* REQUIRED WORK: Only the lines from the start of the data to the line containing "const LAST_SECOND = 899;", both included, should be output, exactly and without pictures.

* DATASET SECTION:
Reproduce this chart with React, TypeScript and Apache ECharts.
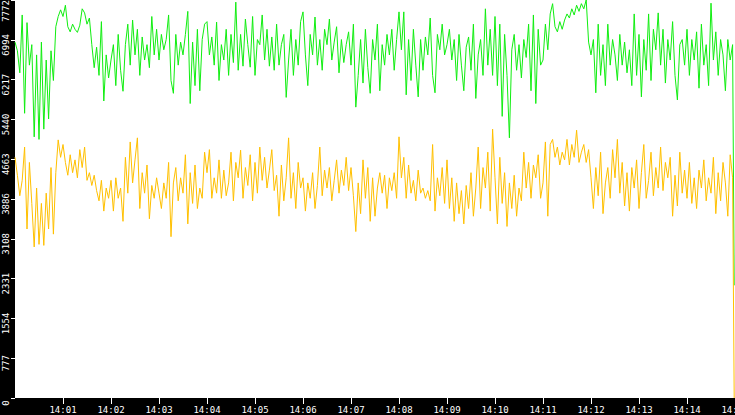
import { useEffect, useRef } from 'react';
import * as echarts from 'echarts';

// samples every 3 s from 14:00:00, last (partial) sample at 14:14:59
const SAMPLE_SECONDS = 3;
const LAST_SECOND = 899;

const X_TICK_LABELS = [
  '14:00', '14:01', '14:02', '14:03', '14:04', '14:05', '14:06', '14:07',
  '14:08', '14:09', '14:10', '14:11', '14:12', '14:13', '14:14', '14:15',
];
const Y_TICK_LABELS = ['0', '777', '1554', '2331', '3108', '3886', '4663', '5440', '6217', '6994', '7772'];
const Y_MAX = 7772;

const GREEN_SERIES = [
  6950, 6780, 6350, 7480, 5560, 7330, 6500, 6900, 5100, 6700, 5050, 6950, 5250, 6600, 5450, 6780, 6200, 7250, 7450, 7580,
  7450, 7670, 7250, 7150, 7300, 7200, 7140, 7280, 7600, 7520, 7300, 7420, 6900, 6450, 6850, 6300, 7350, 5800, 6700, 6250,
  6600, 6900, 6100, 7100, 6400, 5990, 6900, 7300, 6500, 7380, 6700, 7200, 6300, 7050, 6600, 6900, 6450, 7450, 6700, 7200,
  6600, 7100, 6800, 7000, 7480, 6200, 5950, 7100, 6500, 6950, 6700, 7100, 7550, 5750, 6950, 6100, 7200, 6000, 7000, 7300,
  7350, 6700, 7050, 6500, 7340, 6200, 6900, 6600, 7200, 6300, 7100, 6550, 7730, 6400, 7100, 6480, 7400, 6900, 6460, 7450,
  6300, 7000, 6900, 7480, 6600, 7200, 6480, 7050, 6400, 7300, 6500, 6900, 7100, 5870, 6600, 7200, 6300, 7000, 6500, 7350,
  7540, 6700, 6100, 7100, 6700, 7440, 6500, 7000, 6400, 7200, 6900, 7400, 6600, 6950, 7250, 6350, 7000, 6550, 6900, 7150,
  6500, 7300, 5680, 6300, 7000, 6150, 7200, 6450, 5950, 7000, 6600, 7300, 6000, 6900, 6500, 7100, 6700, 7200, 6400, 7000,
  7540, 6800, 7540, 5920, 7000, 6200, 7200, 6500, 5880, 7000, 6400, 7050, 6700, 7420, 6300, 5960, 7100, 6800, 7300, 6700,
  6900, 7200, 6600, 7000, 6200, 7100, 6500, 6000, 6850, 7050, 6400, 7300, 5850, 6700, 7000, 6300, 7600, 6500, 7200, 6300,
  7450, 6100, 7300, 5500, 7100, 6300, 5080, 6800, 7100, 6400, 6900, 6250, 7000, 6650, 7300, 6000, 7480, 5750, 7200, 6500,
  6600, 7300, 6800, 7500, 7700, 7250, 7150, 7350, 7200, 7380, 7500, 7420, 7600, 7480, 7670, 7550, 7700, 7600, 7772, 6950,
  6700, 7000, 5960, 7300, 6300, 6900, 6100, 7300, 6500, 7000, 6700, 6200, 7100, 6500, 6950, 6350, 6800, 6100, 7500, 6300,
  7100, 5880, 7000, 6400, 7500, 6200, 7200, 6800, 7520, 6500, 7200, 6150, 7000, 6600, 7350, 6300, 5820, 6900, 7000, 6500,
  7200, 6300, 7000, 6600, 7150, 6050, 7300, 6500, 6900, 6100, 7710, 6600, 7150, 6300, 7000, 6700, 6000, 7000, 6600, 6900,
  2200,
];

const AMBER_SERIES = [
  4700, 4350, 3950, 4250, 4900, 3300, 4600, 3800, 2950, 4100, 3000, 3800, 2980, 4000, 3300, 4500, 3200, 4400, 5040, 4700,
  4950, 4600, 4350, 4750, 4400, 4650, 4300, 4850, 4500, 4900, 4250, 4400, 4150, 4350, 4050, 3850, 4250, 3650, 4100, 3900,
  4250, 3650, 4300, 3900, 4100, 3450, 4700, 4000, 5000, 4200, 4650, 5080, 3700, 4400, 4000, 4550, 3500, 4150, 3900, 4300,
  4000, 3700, 4200, 3900, 4600, 3150, 4200, 4500, 3850, 4300, 4000, 4750, 3400, 4400, 3800, 4550, 3700, 4100, 3900, 4800,
  4400, 4850, 3900, 4300, 4000, 4650, 3900, 4450, 3950, 4200, 4800, 3850, 4600, 4300, 4840, 3900, 4500, 4150, 4750, 3850,
  4600, 4000, 4900, 4250, 4700, 4100, 4450, 4850, 4050, 4350, 3550, 4550, 3850, 4300, 5080, 3900, 4400, 3700, 4600, 4100,
  4300, 3650, 4200, 3900, 4400, 3700, 4150, 4900, 3950, 4450, 4100, 4500, 3850, 4250, 4650, 4000, 4450, 4150, 4700, 4050,
  4500, 3950, 3250, 4200, 3600, 4650, 3900, 4500, 3450, 4300, 3550, 4100, 4400, 4000, 4350, 3700, 4300, 4050, 4400, 3900,
  5100, 4300, 4700, 3900, 4550, 4000, 4250, 3850, 4450, 4000, 4100, 3900, 4050, 3850, 4950, 3650, 4300, 3950, 4500, 3800,
  4650, 3700, 4300, 3450, 4200, 3600, 4050, 3400, 4150, 3700, 4400, 3550, 4100, 4900, 3700, 4500, 4100, 4800, 3650, 5250,
  4300, 3400, 4700, 3800, 4400, 3350, 4200, 3700, 4350, 3550, 4100, 3850, 4800, 4100, 4600, 3900, 4550, 4300, 4750, 3900,
  4200, 5000, 3550, 4950, 5050, 4700, 4900, 4550, 4800, 4650, 5050, 4550, 4950, 4700, 5230, 4600, 4800, 4950, 4600, 4850,
  4300, 3700, 4500, 3950, 4800, 3600, 4200, 4500, 3900, 4850, 4300, 5050, 4000, 4600, 3750, 4400, 3650, 4500, 4100, 4650,
  3700, 4400, 4950, 3900, 4250, 4800, 3950, 4500, 4100, 4900, 4050, 4600, 4300, 4700, 3550, 4350, 3750, 4800, 4000, 4450,
  3900, 4600, 3800, 4300, 3700, 4450, 4100, 4650, 3850, 4300, 4000, 4700, 3600, 4400, 3850, 4600, 4200, 3550, 4750, 4300,
  0,
];

const GREEN = '#10ee10';
const AMBER = '#ffc000';
const FONT = 'DejaVu Sans Mono';

function timeOf(i: number, count: number) {
  return i === count - 1 ? LAST_SECOND : i * SAMPLE_SECONDS;
}

export default function App() {
  const ref = useRef<HTMLDivElement>(null);

  useEffect(() => {
    if (!ref.current) return;
    const chart = echarts.init(ref.current, undefined, { renderer: 'svg' });

    const green = GREEN_SERIES.map((v, i) => [timeOf(i, GREEN_SERIES.length), v]);
    const amber = AMBER_SERIES.map((v, i) => [timeOf(i, AMBER_SERIES.length), v]);
    const lastY = Y_TICK_LABELS.length - 1;

    chart.setOption({
      animation: false,
      backgroundColor: '#000',
      grid: {
        left: 15, right: 0, top: 0, bottom: 17,
        show: true, backgroundColor: '#fff', borderWidth: 0,
        outerBoundsMode: 'none',
      },
      xAxis: {
        type: 'value',
        min: 0,
        max: 900,
        interval: 60,
        axisLine: { show: false },
        axisTick: { length: 6, lineStyle: { color: '#fff', width: 1 } },
        axisLabel: {
          color: '#fff', fontFamily: FONT, fontSize: 9, margin: 7,
          showMinLabel: false,
          formatter: (_v: number, idx: number) => X_TICK_LABELS[idx] ?? '',
        },
        splitLine: { show: false },
      },
      yAxis: {
        type: 'value',
        min: 0,
        max: Y_MAX,
        interval: Y_MAX / 10,
        axisLine: { show: false },
        axisTick: { length: 4, lineStyle: { color: '#fff', width: 1 } },
        axisLabel: {
          color: '#fff', fontFamily: FONT, fontSize: 9, margin: 5,
          rotate: 90,
          padding: [0, 10, 0, 0],
          formatter: (_v: number, idx: number) =>
            idx === lastY ? `{top|${Y_TICK_LABELS[idx]}}` : Y_TICK_LABELS[idx] ?? '',
          rich: {
            top: { color: '#fff', fontFamily: FONT, fontSize: 9, padding: [0, 12, 0, 0] },
          },
        },
        splitLine: { show: false },
      },
      series: [
        {
          type: 'line', data: green, symbol: 'none',
          lineStyle: { color: GREEN, width: 1 },
        },
        {
          type: 'line', data: amber, symbol: 'none',
          lineStyle: { color: AMBER, width: 1 },
        },
      ],
    });

    return () => chart.dispose();
  }, []);

  return (
    <div
      ref={ref}
      style={{ position: 'fixed', left: 0, top: 0, width: 735, height: 415 }}
    />
  );
}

* THE SOLUTION:
Reproduce this chart with React, TypeScript and Apache ECharts.
import { useEffect, useRef } from 'react';
import * as echarts from 'echarts';

// samples every 3 s from 14:00:00, last (partial) sample at 14:14:59
const SAMPLE_SECONDS = 3;
const LAST_SECOND = 899;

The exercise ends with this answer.